** WORK TO DO **
Pictures aside, quote the whole listing exactly.
---
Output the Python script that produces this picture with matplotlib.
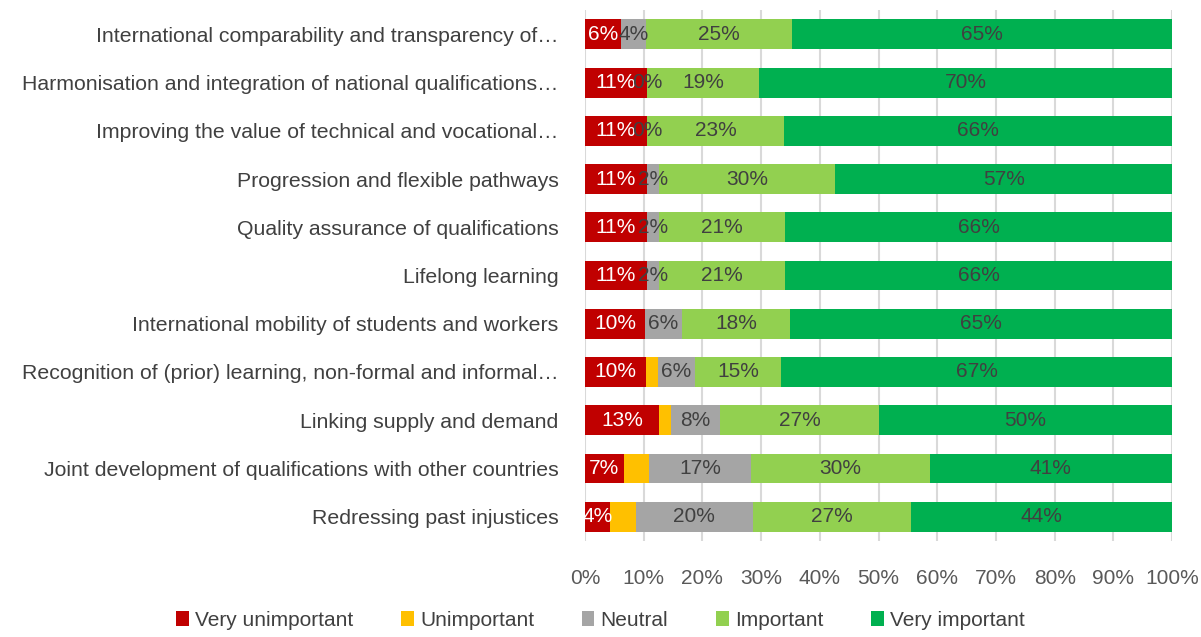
import numpy as np
import matplotlib.pyplot as plt
from matplotlib.ticker import PercentFormatter

plt.rcParams['font.family'] = ['Liberation Sans', 'DejaVu Sans']

categories = [
    "International comparability and transparency of\u2026",
    "Harmonisation and integration of national qualifications\u2026",
    "Improving the value of technical and vocational\u2026",
    "Progression and flexible pathways",
    "Quality assurance of qualifications",
    "Lifelong learning",
    "International mobility of students and workers",
    "Recognition of (prior) learning, non-formal and informal\u2026",
    "Linking supply and demand",
    "Joint development of qualifications with other countries",
    "Redressing past injustices",
]

very_unimportant = [6.1, 10.6, 10.6, 10.6, 10.6, 10.6, 10.3, 10.4, 12.6, 6.6, 4.3]
unimportant      = [0.0, 0.0, 0.0, 0.0, 0.0, 0.0, 0.0, 2.0, 2.1, 4.4, 4.4]
neutral          = [4.3, 0.0, 0.0, 2.1, 2.1, 2.1, 6.2, 6.3, 8.3, 17.3, 19.9]
important        = [24.9, 19.0, 23.3, 29.9, 21.4, 21.4, 18.4, 14.7, 27.1, 30.4, 26.9]
very_important   = [64.7, 70.4, 66.1, 57.4, 65.9, 65.9, 65.1, 66.6, 49.9, 41.3, 44.5]

series_names = ["Very unimportant", "Unimportant", "Neutral", "Important", "Very important"]
series = [very_unimportant, unimportant, neutral, important, very_important]
colors = ["#C00000", "#FFC000", "#A5A5A5", "#92D050", "#00B050"]
text_colors = ["white", None, "#404040", "#404040", "#404040"]

fig = plt.figure(figsize=(12.01, 6.37), dpi=100)
ax = fig.add_axes([0.487, 0.151, 0.489, 0.833])

y = np.arange(len(categories))
left = np.zeros(len(categories))
for name, vals, col, tc in zip(series_names, series, colors, text_colors):
    vals = np.array(vals)
    bars = ax.barh(y, vals, left=left, height=0.62, color=col, label=name, zorder=3)
    if tc is not None:
        for rect, v in zip(bars, vals):
            ax.text(rect.get_x() + rect.get_width() / 2, rect.get_y() + rect.get_height() / 2,
                    "{:.0f}%".format(v), ha='center', va='center', color=tc,
                    fontsize=15, zorder=4)
    left += vals

ax.set_xlim(0, 100)
ax.set_ylim(len(categories) - 0.5, -0.5)
ax.set_yticks(y)
ax.set_yticklabels(categories, fontsize=15.3, color='#404040')
ax.set_xticks(np.arange(0, 101, 10))
ax.xaxis.set_major_formatter(PercentFormatter(decimals=0))
ax.tick_params(axis='x', labelsize=15, labelcolor='#595959', length=0, pad=20)
ax.tick_params(axis='y', length=0, pad=19)
ax.grid(axis='x', color='#D9D9D9', linewidth=1.5, zorder=0)
for s in ax.spines.values():
    s.set_visible(False)

fig.legend(loc='lower center', bbox_to_anchor=(0.5, -0.018), ncol=5, frameon=False,
           fontsize=15, handlelength=0.6, handleheight=0.7, handletextpad=0.3,
           columnspacing=2.3, labelcolor='#404040')

fig.savefig('out.png', dpi=100)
---
** THE COMPLETED TASK **
Output the Python script that produces this picture with matplotlib.
import numpy as np
import matplotlib.pyplot as plt
from matplotlib.ticker import PercentFormatter

plt.rcParams['font.family'] = ['Liberation Sans', 'DejaVu Sans']

categories = [
    "International comparability and transparency of\u2026",
    "Harmonisation and integration of national qualifications\u2026",
    "Improving the value of technical and vocational\u2026",
    "Progression and flexible pathways",
    "Quality assurance of qualifications",
    "Lifelong learning",
    "International mobility of students and workers",
    "Recognition of (prior) learning, non-formal and informal\u2026",
    "Linking supply and demand",
    "Joint development of qualifications with other countries",
    "Redressing past injustices",
]

very_unimportant = [6.1, 10.6, 10.6, 10.6, 10.6, 10.6, 10.3, 10.4, 12.6, 6.6, 4.3]
unimportant      = [0.0, 0.0, 0.0, 0.0, 0.0, 0.0, 0.0, 2.0, 2.1, 4.4, 4.4]
neutral          = [4.3, 0.0, 0.0, 2.1, 2.1, 2.1, 6.2, 6.3, 8.3, 17.3, 19.9]
important        = [24.9, 19.0, 23.3, 29.9, 21.4, 21.4, 18.4, 14.7, 27.1, 30.4, 26.9]
very_important   = [64.7, 70.4, 66.1, 57.4, 65.9, 65.9, 65.1, 66.6, 49.9, 41.3, 44.5]

series_names = ["Very unimportant", "Unimportant", "Neutral", "Important", "Very important"]
series = [very_unimportant, unimportant, neutral, important, very_important]
colors = ["#C00000", "#FFC000", "#A5A5A5", "#92D050", "#00B050"]
text_colors = ["white", None, "#404040", "#404040", "#404040"]

fig = plt.figure(figsize=(12.01, 6.37), dpi=100)
ax = fig.add_axes([0.487, 0.151, 0.489, 0.833])

y = np.arange(len(categories))
left = np.zeros(len(categories))
for name, vals, col, tc in zip(series_names, series, colors, text_colors):
    vals = np.array(vals)
    bars = ax.barh(y, vals, left=left, height=0.62, color=col, label=name, zorder=3)
    if tc is not None:
        for rect, v in zip(bars, vals):
            ax.text(rect.get_x() + rect.get_width() / 2, rect.get_y() + rect.get_height() / 2,
                    "{:.0f}%".format(v), ha='center', va='center', color=tc,
                    fontsize=15, zorder=4)
    left += vals

ax.set_xlim(0, 100)
ax.set_ylim(len(categories) - 0.5, -0.5)
ax.set_yticks(y)
ax.set_yticklabels(categories, fontsize=15.3, color='#404040')
ax.set_xticks(np.arange(0, 101, 10))
ax.xaxis.set_major_formatter(PercentFormatter(decimals=0))
ax.tick_params(axis='x', labelsize=15, labelcolor='#595959', length=0, pad=20)
ax.tick_params(axis='y', length=0, pad=19)
ax.grid(axis='x', color='#D9D9D9', linewidth=1.5, zorder=0)
for s in ax.spines.values():
    s.set_visible(False)

fig.legend(loc='lower center', bbox_to_anchor=(0.5, -0.018), ncol=5, frameon=False,
           fontsize=15, handlelength=0.6, handleheight=0.7, handletextpad=0.3,
           columnspacing=2.3, labelcolor='#404040')

fig.savefig('out.png', dpi=100)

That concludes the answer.